Starting from the top of the material, restate each line exactly until the line that contains "const yR = d3.scaleLinear().domain([0,3]).range([B,T]);", which is also copied. Pictures are excluded.
※
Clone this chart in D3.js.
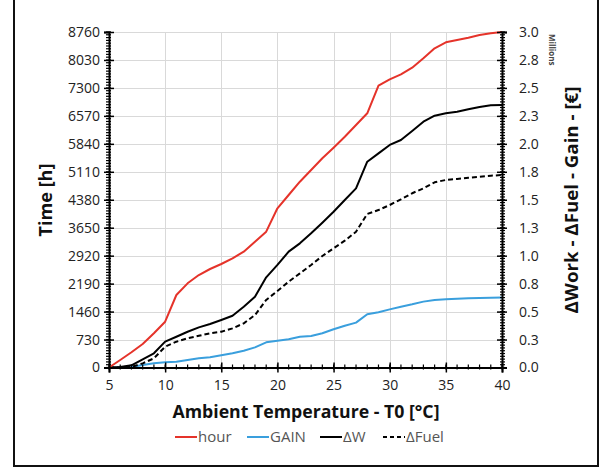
<!DOCTYPE html>
<html><head><meta charset="utf-8">
<script src="https://cdn.jsdelivr.net/npm/d3@7"></script>
<style>
html,body{margin:0;padding:0;background:#fff;}
text{font-family:"Open Sans",sans-serif;}
</style></head>
<body>
<svg id="c" width="604" height="470"></svg>
<script>
const temps = d3.range(5, 41, 1);
const hourVals = [0,196,397,614,893,1196,1893,2198,2415,2572,2702,2851,3024,3285,3546,4157,4504,4851,5157,5462,5739,6026,6332,6637,7358,7525,7655,7828,8073,8334,8491,8551,8611,8682,8726,8760];
const gainVals = [0,0,0.005,0.022,0.037,0.046,0.052,0.067,0.082,0.091,0.109,0.127,0.15,0.18,0.225,0.24,0.252,0.275,0.282,0.306,0.342,0.374,0.401,0.476,0.494,0.52,0.544,0.565,0.589,0.604,0.61,0.615,0.619,0.621,0.624,0.626];
const dWVals = [0,0.005,0.02,0.073,0.127,0.231,0.275,0.32,0.359,0.389,0.425,0.463,0.544,0.633,0.806,0.917,1.036,1.11,1.2,1.295,1.393,1.498,1.602,1.84,1.915,1.99,2.034,2.115,2.198,2.252,2.273,2.287,2.309,2.329,2.345,2.348];
const dFuelVals = [0,0,0.005,0.037,0.082,0.186,0.231,0.261,0.284,0.306,0.32,0.35,0.395,0.469,0.604,0.684,0.767,0.842,0.917,0.997,1.066,1.134,1.214,1.373,1.408,1.453,1.504,1.558,1.602,1.656,1.677,1.686,1.697,1.706,1.715,1.721];
const xTicks = [5,10,15,20,25,30,35,40];
const leftTicks = [0,730,1460,2190,2920,3650,4380,5110,5840,6570,7300,8030,8760];
const rightTicks = d3.range(0, 3.001, 0.25);
const rightTickLabels = ["0.0","0.3","0.5","0.8","1.0","1.3","1.5","1.8","2.0","2.3","2.5","2.8","3.0"];
const legendNames = ["hour","GAIN","ΔW","ΔFuel"];

const svg = d3.select("#c");
const L = 109, R = 502, T = 32, B = 367.5;
const x = d3.scaleLinear().domain([5,40]).range([L,R]);
const yL = d3.scaleLinear().domain([0,8760]).range([B,T]);
const yR = d3.scaleLinear().domain([0,3]).range([B,T]);

// frame
svg.append("rect").attr("x",14).attr("y",-2).attr("width",584).attr("height",468)
  .attr("fill","none").attr("stroke","#111").attr("stroke-width",2);

// grid
const grid = svg.append("g").attr("stroke","#d9d9d9").attr("stroke-width",1);
leftTicks.forEach(t=>grid.append("line").attr("x1",L).attr("x2",R).attr("y1",Math.round(yL(t))+0.5).attr("y2",Math.round(yL(t))+0.5));
xTicks.forEach(t=>grid.append("line").attr("y1",T).attr("y2",B).attr("x1",Math.round(x(t))+0.5).attr("x2",Math.round(x(t))+0.5));

// series
const series = [
  {vals:hourVals, y:yL, color:"#e5332a", dash:null},
  {vals:gainVals, y:yR, color:"#3a9fdd", dash:null},
  {vals:dWVals, y:yR, color:"#000", dash:null},
  {vals:dFuelVals, y:yR, color:"#000", dash:"5,3"}
];
const drawOrder = [1,3,2,0];
drawOrder.forEach(i=>{
  const s = series[i];
  const line = d3.line().x((d,j)=>x(temps[j])).y(d=>s.y(d)).curve(d3.curveLinear);
  svg.append("path").datum(s.vals).attr("d",line).attr("fill","none")
    .attr("stroke",s.color).attr("stroke-width",2).attr("stroke-dasharray",s.dash)
    .attr("stroke-linejoin","round");
});

// axes
function styleAxis(g){
  g.select(".domain").attr("stroke","#000").attr("stroke-width",2);
  g.selectAll(".tick line").attr("stroke","#000").attr("stroke-width",1.5);
  g.selectAll(".tick text").attr("fill","#222").style("font-size","14px");
}
// minor ticks
const minor = svg.append("g").attr("stroke","#000").attr("stroke-width",1.2);
d3.range(0,8760.1,73).forEach(v=>minor.append("line").attr("x1",L-3).attr("x2",L+2).attr("y1",yL(v)).attr("y2",yL(v)));
d3.range(0,3.0001,0.025).forEach(v=>minor.append("line").attr("x1",R-2).attr("x2",R+3).attr("y1",yR(v)).attr("y2",yR(v)));
d3.range(5,40.01,1).forEach(v=>minor.append("line").attr("y1",B-3).attr("y2",B+2).attr("x1",x(v)).attr("x2",x(v)));

const gx = svg.append("g").attr("transform",`translate(0,${B})`)
  .call(d3.axisBottom(x).tickValues(xTicks).tickSize(5).tickPadding(8).tickFormat(d3.format("d")));
gx.selectAll(".tick line").attr("y1",-5);
styleAxis(gx);

const gl = svg.append("g").attr("transform",`translate(${L},0)`)
  .call(d3.axisLeft(yL).tickValues(leftTicks).tickSize(5).tickPadding(4).tickFormat(d3.format("d")));
gl.selectAll(".tick line").attr("x1",5);
styleAxis(gl);

const gr = svg.append("g").attr("transform",`translate(${R},0)`)
  .call(d3.axisRight(yR).tickValues(rightTicks).tickSize(5).tickPadding(12).tickFormat((d,i)=>rightTickLabels[i]));
gr.selectAll(".tick line").attr("x1",-5);
styleAxis(gr);

// titles
svg.append("text").attr("transform","translate(52,200) rotate(-90)").attr("text-anchor","middle")
  .attr("font-weight","bold").style("font-size","18px").attr("fill","#111")
  .attr("textLength",73).attr("lengthAdjust","spacingAndGlyphs").text("Time [h]");
svg.append("text").attr("transform","translate(578,200) rotate(-90)").attr("text-anchor","middle")
  .attr("font-weight","bold").style("font-size","18px").attr("fill","#111")
  .attr("textLength",227).attr("lengthAdjust","spacingAndGlyphs").text("ΔWork - ΔFuel - Gain - [€]");
svg.append("text").attr("x",306).attr("y",418).attr("text-anchor","middle")
  .attr("font-weight","bold").style("font-size","18px").attr("fill","#111")
  .attr("textLength",267).attr("lengthAdjust","spacingAndGlyphs").text("Ambient Temperature - T0 [°C]");
svg.append("text").attr("transform","translate(549,34) rotate(90)").attr("text-anchor","start")
  .style("font-size","8px").attr("font-weight","bold").attr("fill","#444").text("Millions");

// legend
const legX = [175,247,320,383];
const lg = svg.append("g");
series.forEach((s,i)=>{
  lg.append("line").attr("x1",legX[i]).attr("x2",legX[i]+22).attr("y1",437).attr("y2",437)
    .attr("stroke",s.color).attr("stroke-width",2).attr("stroke-dasharray",s.dash?"4,3":null);
  lg.append("text").attr("x",legX[i]+23).attr("y",442).style("font-size","15px").attr("fill","#555").text(legendNames[i]);
});
</script>
</body></html>
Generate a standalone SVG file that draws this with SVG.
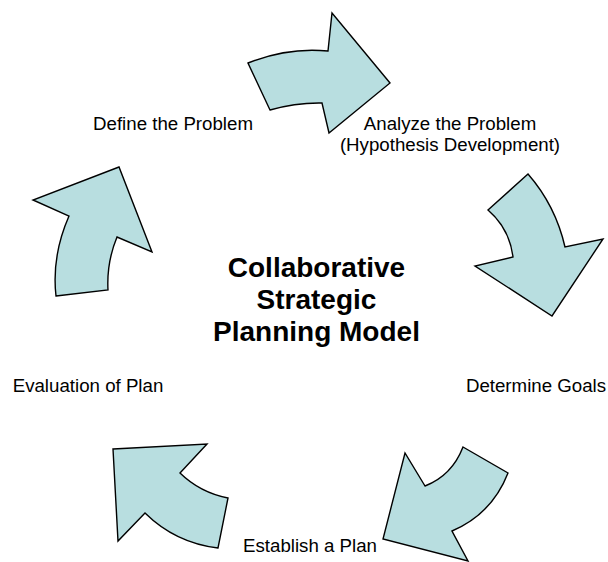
<svg xmlns="http://www.w3.org/2000/svg" width="608" height="562" viewBox="0 0 608 562">
  <style>
    .arrow { fill: #b8dee0; stroke: #000; stroke-width: 1.4; stroke-linejoin: miter; }
    .label { font-family: "Liberation Sans", Arial, sans-serif; font-size: 18.7px; fill: #000; text-anchor: middle; }
    .title { font-family: "Liberation Sans", Arial, sans-serif; font-size: 28px; font-weight: bold; fill: #000; text-anchor: middle; }
  </style>
  <rect width="608" height="562" fill="#fff"/>

  <!-- curved block arrows forming the cycle -->
  <g id="connectors">
    <path id="arrow-define-analyze" class="arrow" d="M248,63 Q288,47 328,51 L332,13 L390,83 L329,133 L322,103 Q296,102.5 270,110 Z"/>
    <path id="arrow-analyze-goals" class="arrow" d="M528,174 Q555.5,205.5 565,247 L603,239 L552,316 L475,266 L513,257 Q509.5,228.5 488,210 Z"/>
    <path id="arrow-goals-plan" class="arrow" d="M463,447 L508,473 Q492,514 452,531 L468,561 L383,539 L405,453 L425,486 Q452,475.5 463,447 Z"/>
    <path id="arrow-plan-evaluation" class="arrow" d="M113,449 L207,444 L180,473 Q200,492.5 228,498 L218,548 Q175.5,543 145,513 L118,541 Z"/>
    <path id="arrow-evaluation-define" class="arrow" d="M56,296 L108,290 Q106.5,262.5 117,237 L152,252 L119,167 L33,200 L69,216 Q51.5,256 56,296 Z"/>
  </g>

  <g id="node-define">
    <text class="label" x="173" y="130">Define the Problem</text>
  </g>
  <g id="node-analyze">
    <text class="label" x="450" y="130">Analyze the Problem</text>
    <text class="label" x="450" y="151">(Hypothesis Development)</text>
  </g>
  <g id="node-goals">
    <text class="label" x="536" y="392">Determine Goals</text>
  </g>
  <g id="node-plan">
    <text class="label" x="310" y="552">Establish a Plan</text>
  </g>
  <g id="node-evaluation">
    <text class="label" x="88" y="392">Evaluation of Plan</text>
  </g>
  <g id="node-center">
    <text class="title" x="316.5" y="277">Collaborative</text>
    <text class="title" x="316.5" y="309">Strategic</text>
    <text class="title" x="316.5" y="341">Planning Model</text>
  </g>
</svg>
※
RESPONSE BELOW:
Clone this chart in D3.js.
<!DOCTYPE html>
<html><head><meta charset="utf-8">
<script src="https://cdn.jsdelivr.net/npm/d3@7"></script>
<style>
html,body{margin:0;padding:0;background:#fff;}
text{font-family:"Open Sans",sans-serif;}
</style></head>
<body>
<svg id="c" width="604" height="470"></svg>
<script>
const temps = d3.range(5, 41, 1);
const hourVals = [0,196,397,614,893,1196,1893,2198,2415,2572,2702,2851,3024,3285,3546,4157,4504,4851,5157,5462,5739,6026,6332,6637,7358,7525,7655,7828,8073,8334,8491,8551,8611,8682,8726,8760];
const gainVals = [0,0,0.005,0.022,0.037,0.046,0.052,0.067,0.082,0.091,0.109,0.127,0.15,0.18,0.225,0.24,0.252,0.275,0.282,0.306,0.342,0.374,0.401,0.476,0.494,0.52,0.544,0.565,0.589,0.604,0.61,0.615,0.619,0.621,0.624,0.626];
const dWVals = [0,0.005,0.02,0.073,0.127,0.231,0.275,0.32,0.359,0.389,0.425,0.463,0.544,0.633,0.806,0.917,1.036,1.11,1.2,1.295,1.393,1.498,1.602,1.84,1.915,1.99,2.034,2.115,2.198,2.252,2.273,2.287,2.309,2.329,2.345,2.348];
const dFuelVals = [0,0,0.005,0.037,0.082,0.186,0.231,0.261,0.284,0.306,0.32,0.35,0.395,0.469,0.604,0.684,0.767,0.842,0.917,0.997,1.066,1.134,1.214,1.373,1.408,1.453,1.504,1.558,1.602,1.656,1.677,1.686,1.697,1.706,1.715,1.721];
const xTicks = [5,10,15,20,25,30,35,40];
const leftTicks = [0,730,1460,2190,2920,3650,4380,5110,5840,6570,7300,8030,8760];
const rightTicks = d3.range(0, 3.001, 0.25);
const rightTickLabels = ["0.0","0.3","0.5","0.8","1.0","1.3","1.5","1.8","2.0","2.3","2.5","2.8","3.0"];
const legendNames = ["hour","GAIN","ΔW","ΔFuel"];

const svg = d3.select("#c");
const L = 109, R = 502, T = 32, B = 367.5;
const x = d3.scaleLinear().domain([5,40]).range([L,R]);
const yL = d3.scaleLinear().domain([0,8760]).range([B,T]);
const yR = d3.scaleLinear().domain([0,3]).range([B,T]);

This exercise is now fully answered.